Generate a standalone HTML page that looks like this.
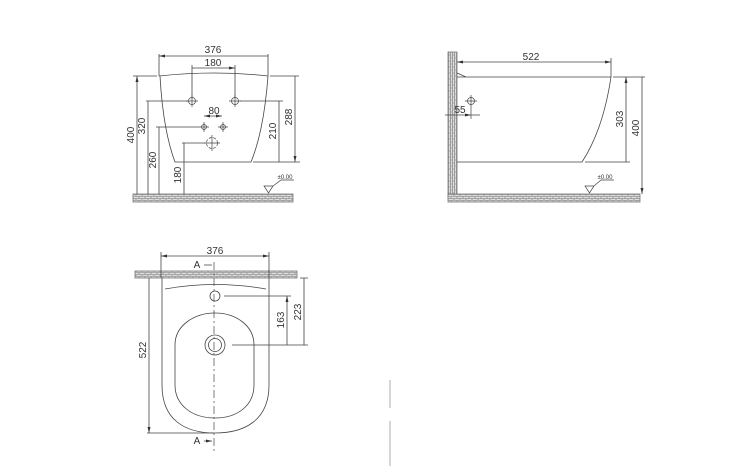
<!DOCTYPE html>
<html><head><meta charset="utf-8"><style>
html,body{margin:0;padding:0;background:#fff}
svg{display:block}
text{font-family:"Liberation Sans",sans-serif;font-size:10px;fill:#333}
</style></head><body>
<svg width="741" height="468" viewBox="0 0 741 468" xmlns="http://www.w3.org/2000/svg">
<defs>
<pattern id="hb" width="6" height="4" patternUnits="userSpaceOnUse">
<rect width="6" height="4" fill="#ddd"/>
<path d="M0 .5H6M0 2.5H6M1 .5V2.5M4 2.5V4.5" stroke="#777" stroke-width=".6" fill="none"/>
</pattern>
<pattern id="vb" width="4" height="6" patternUnits="userSpaceOnUse">
<rect width="4" height="6" fill="#ddd"/>
<path d="M.5 0V6M2.5 0V6M.5 1H2.5M2.5 4H4.5" stroke="#777" stroke-width=".6" fill="none"/>
</pattern>
<marker id="a" markerWidth="6" markerHeight="6" refX="6" refY="3" orient="auto-start-reverse" markerUnits="userSpaceOnUse"><path d="M0,1.5L6,3L0,4.5Z" fill="#333"/></marker>
</defs>
<g stroke="#444" stroke-width=".8" fill="none">
<rect x="133" y="194" width="160" height="8" fill="url(#hb)" stroke="#777"/>
<path d="M159 76 Q214 70 268 76"/>
<path d="M160 76 Q163 130 175 162 L251 162 Q264 130 268 76"/>
<path d="M159 54V76M268 54V76M192 65V97M235 65V97"/>
<path d="M159 56H268M192 68H235" marker-start="url(#a)" marker-end="url(#a)"/>
<path d="M204 116H222" marker-start="url(#a)" marker-end="url(#a)"/>
<g stroke-width=".7">
<circle cx="192" cy="101" r="3.5"/><path d="M186 101H198M192 95V107"/>
<circle cx="235" cy="101" r="3.5"/><path d="M229 101H241M235 95V107"/>
<circle cx="204" cy="127" r="2.5"/><path d="M199 127H209M204 122V132"/>
<circle cx="223" cy="127" r="2.5"/><path d="M218 127H228M223 122V132"/>
<circle cx="212" cy="143" r="5.5" stroke-dasharray="3 1.5"/><path d="M204 143H220M212 135V151"/>
</g>
<path d="M133 76H157M146 101H188M240 101H283M156 127H199M182 143H205M270 76H299M253 162H300"/>
<path d="M137 76V194M148 101V194M159 127V194M184 143V194M279 101V162M295 76V162" marker-start="url(#a)" marker-end="url(#a)"/>
<path d="M264 186H273L268.5 193Z M273 186L281 180H294" stroke-width=".7"/>
<rect x="448" y="52" width="9" height="146" fill="url(#vb)" stroke="#777"/>
<rect x="448" y="194" width="192" height="8" fill="url(#hb)" stroke="#777"/>
<path d="M457 77H611 Q603 130 582 162 H457M457 73 L466 77"/>
<path d="M611 58V77"/>
<path d="M457 62H611" marker-start="url(#a)" marker-end="url(#a)"/>
<circle cx="471" cy="101" r="3.5" stroke-width=".7"/><path d="M465 101H477M471 95V107M471 104V119" stroke-width=".7"/>
<path d="M448 115H471" marker-end="url(#a)"/><path d="M471 115H480M445 115H448"/>
<path d="M613 77H645M585 162H630"/>
<path d="M626 77V162M642 77V194" marker-start="url(#a)" marker-end="url(#a)"/>
<path d="M585 186H594L589.5 193Z M594 186L601 180H614" stroke-width=".7"/>
<rect x="135" y="271" width="162" height="7" fill="url(#hb)" stroke="#777"/>
<path d="M161 252V278M269 252V278"/>
<path d="M161 256H269" marker-start="url(#a)" marker-end="url(#a)"/>
<path d="M162 278V385 C162 420 185 433 215 433 C245 433 269 420 269 385V278"/>
<path d="M165 289 Q215 280 266 289"/>
<path d="M175 345 C175 325 195 313 215 313 C235 313 254 325 254 345 V385 C254 405 238 418 215 418 C192 418 175 405 175 385Z"/>
<circle cx="215" cy="296" r="5"/>
<circle cx="215" cy="345" r="10"/><circle cx="215" cy="345" r="6.5"/>
<path d="M214 262V452" stroke-dasharray="8 3 2 3" stroke-width=".7"/>
<path d="M204 265H212M204 441H212" marker-end="url(#a)"/>
<path d="M224 296H291M232 345H308M300 278H308M147 433H214"/>
<path d="M287 296V345M304 278V345M149 278V433" marker-start="url(#a)" marker-end="url(#a)"/>
<path d="M390 380V408M390 421V466" stroke="#999"/>
</g>
<g>
<text x="213" y="53" text-anchor="middle">376</text>
<text x="213" y="66" text-anchor="middle">180</text>
<text x="214" y="114" text-anchor="middle">80</text>
<text transform="translate(134,135) rotate(-90)" text-anchor="middle">400</text>
<text transform="translate(145,126) rotate(-90)" text-anchor="middle">320</text>
<text transform="translate(156,160) rotate(-90)" text-anchor="middle">260</text>
<text transform="translate(181,175) rotate(-90)" text-anchor="middle">180</text>
<text transform="translate(276,131) rotate(-90)" text-anchor="middle">210</text>
<text transform="translate(292,117) rotate(-90)" text-anchor="middle">288</text>
<text x="285" y="179" text-anchor="middle" style="font-size:6px">±0.00</text>
<text x="531" y="60" text-anchor="middle">522</text>
<text x="460" y="113" text-anchor="middle">55</text>
<text transform="translate(623,119) rotate(-90)" text-anchor="middle">303</text>
<text transform="translate(639,128) rotate(-90)" text-anchor="middle">400</text>
<text x="605" y="179" text-anchor="middle" style="font-size:6px">±0.00</text>
<text x="215" y="254" text-anchor="middle">376</text>
<text x="197" y="268" text-anchor="middle">A</text>
<text x="197" y="444" text-anchor="middle">A</text>
<text transform="translate(284,320) rotate(-90)" text-anchor="middle">163</text>
<text transform="translate(301,312) rotate(-90)" text-anchor="middle">223</text>
<text transform="translate(146,350) rotate(-90)" text-anchor="middle">522</text>
</g>
</svg>
</body></html>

**Direction:** Your task is to reproduce all of the material exactly. The pictures stay out.

**Exercise response:**
Generate a standalone HTML page that looks like this.
<!DOCTYPE html>
<html><head><meta charset="utf-8"><style>
html,body{margin:0;padding:0;background:#fff}
svg{display:block}
text{font-family:"Liberation Sans",sans-serif;font-size:10px;fill:#333}
</style></head><body>
<svg width="741" height="468" viewBox="0 0 741 468" xmlns="http://www.w3.org/2000/svg">
<defs>
<pattern id="hb" width="6" height="4" patternUnits="userSpaceOnUse">
<rect width="6" height="4" fill="#ddd"/>
<path d="M0 .5H6M0 2.5H6M1 .5V2.5M4 2.5V4.5" stroke="#777" stroke-width=".6" fill="none"/>
</pattern>
<pattern id="vb" width="4" height="6" patternUnits="userSpaceOnUse">
<rect width="4" height="6" fill="#ddd"/>
<path d="M.5 0V6M2.5 0V6M.5 1H2.5M2.5 4H4.5" stroke="#777" stroke-width=".6" fill="none"/>
</pattern>
<marker id="a" markerWidth="6" markerHeight="6" refX="6" refY="3" orient="auto-start-reverse" markerUnits="userSpaceOnUse"><path d="M0,1.5L6,3L0,4.5Z" fill="#333"/></marker>
</defs>
<g stroke="#444" stroke-width=".8" fill="none">
<rect x="133" y="194" width="160" height="8" fill="url(#hb)" stroke="#777"/>
<path d="M159 76 Q214 70 268 76"/>
<path d="M160 76 Q163 130 175 162 L251 162 Q264 130 268 76"/>
<path d="M159 54V76M268 54V76M192 65V97M235 65V97"/>
<path d="M159 56H268M192 68H235" marker-start="url(#a)" marker-end="url(#a)"/>
<path d="M204 116H222" marker-start="url(#a)" marker-end="url(#a)"/>
<g stroke-width=".7">
<circle cx="192" cy="101" r="3.5"/><path d="M186 101H198M192 95V107"/>
<circle cx="235" cy="101" r="3.5"/><path d="M229 101H241M235 95V107"/>
<circle cx="204" cy="127" r="2.5"/><path d="M199 127H209M204 122V132"/>
<circle cx="223" cy="127" r="2.5"/><path d="M218 127H228M223 122V132"/>
<circle cx="212" cy="143" r="5.5" stroke-dasharray="3 1.5"/><path d="M204 143H220M212 135V151"/>
</g>
<path d="M133 76H157M146 101H188M240 101H283M156 127H199M182 143H205M270 76H299M253 162H300"/>
<path d="M137 76V194M148 101V194M159 127V194M184 143V194M279 101V162M295 76V162" marker-start="url(#a)" marker-end="url(#a)"/>
<path d="M264 186H273L268.5 193Z M273 186L281 180H294" stroke-width=".7"/>
<rect x="448" y="52" width="9" height="146" fill="url(#vb)" stroke="#777"/>
<rect x="448" y="194" width="192" height="8" fill="url(#hb)" stroke="#777"/>
<path d="M457 77H611 Q603 130 582 162 H457M457 73 L466 77"/>
<path d="M611 58V77"/>
<path d="M457 62H611" marker-start="url(#a)" marker-end="url(#a)"/>
<circle cx="471" cy="101" r="3.5" stroke-width=".7"/><path d="M465 101H477M471 95V107M471 104V119" stroke-width=".7"/>
<path d="M448 115H471" marker-end="url(#a)"/><path d="M471 115H480M445 115H448"/>
<path d="M613 77H645M585 162H630"/>
<path d="M626 77V162M642 77V194" marker-start="url(#a)" marker-end="url(#a)"/>
<path d="M585 186H594L589.5 193Z M594 186L601 180H614" stroke-width=".7"/>
<rect x="135" y="271" width="162" height="7" fill="url(#hb)" stroke="#777"/>
<path d="M161 252V278M269 252V278"/>
<path d="M161 256H269" marker-start="url(#a)" marker-end="url(#a)"/>
<path d="M162 278V385 C162 420 185 433 215 433 C245 433 269 420 269 385V278"/>
<path d="M165 289 Q215 280 266 289"/>
<path d="M175 345 C175 325 195 313 215 313 C235 313 254 325 254 345 V385 C254 405 238 418 215 418 C192 418 175 405 175 385Z"/>
<circle cx="215" cy="296" r="5"/>
<circle cx="215" cy="345" r="10"/><circle cx="215" cy="345" r="6.5"/>
<path d="M214 262V452" stroke-dasharray="8 3 2 3" stroke-width=".7"/>
<path d="M204 265H212M204 441H212" marker-end="url(#a)"/>
<path d="M224 296H291M232 345H308M300 278H308M147 433H214"/>
<path d="M287 296V345M304 278V345M149 278V433" marker-start="url(#a)" marker-end="url(#a)"/>
<path d="M390 380V408M390 421V466" stroke="#999"/>
</g>
<g>
<text x="213" y="53" text-anchor="middle">376</text>
<text x="213" y="66" text-anchor="middle">180</text>
<text x="214" y="114" text-anchor="middle">80</text>
<text transform="translate(134,135) rotate(-90)" text-anchor="middle">400</text>
<text transform="translate(145,126) rotate(-90)" text-anchor="middle">320</text>
<text transform="translate(156,160) rotate(-90)" text-anchor="middle">260</text>
<text transform="translate(181,175) rotate(-90)" text-anchor="middle">180</text>
<text transform="translate(276,131) rotate(-90)" text-anchor="middle">210</text>
<text transform="translate(292,117) rotate(-90)" text-anchor="middle">288</text>
<text x="285" y="179" text-anchor="middle" style="font-size:6px">±0.00</text>
<text x="531" y="60" text-anchor="middle">522</text>
<text x="460" y="113" text-anchor="middle">55</text>
<text transform="translate(623,119) rotate(-90)" text-anchor="middle">303</text>
<text transform="translate(639,128) rotate(-90)" text-anchor="middle">400</text>
<text x="605" y="179" text-anchor="middle" style="font-size:6px">±0.00</text>
<text x="215" y="254" text-anchor="middle">376</text>
<text x="197" y="268" text-anchor="middle">A</text>
<text x="197" y="444" text-anchor="middle">A</text>
<text transform="translate(284,320) rotate(-90)" text-anchor="middle">163</text>
<text transform="translate(301,312) rotate(-90)" text-anchor="middle">223</text>
<text transform="translate(146,350) rotate(-90)" text-anchor="middle">522</text>
</g>
</svg>
</body></html>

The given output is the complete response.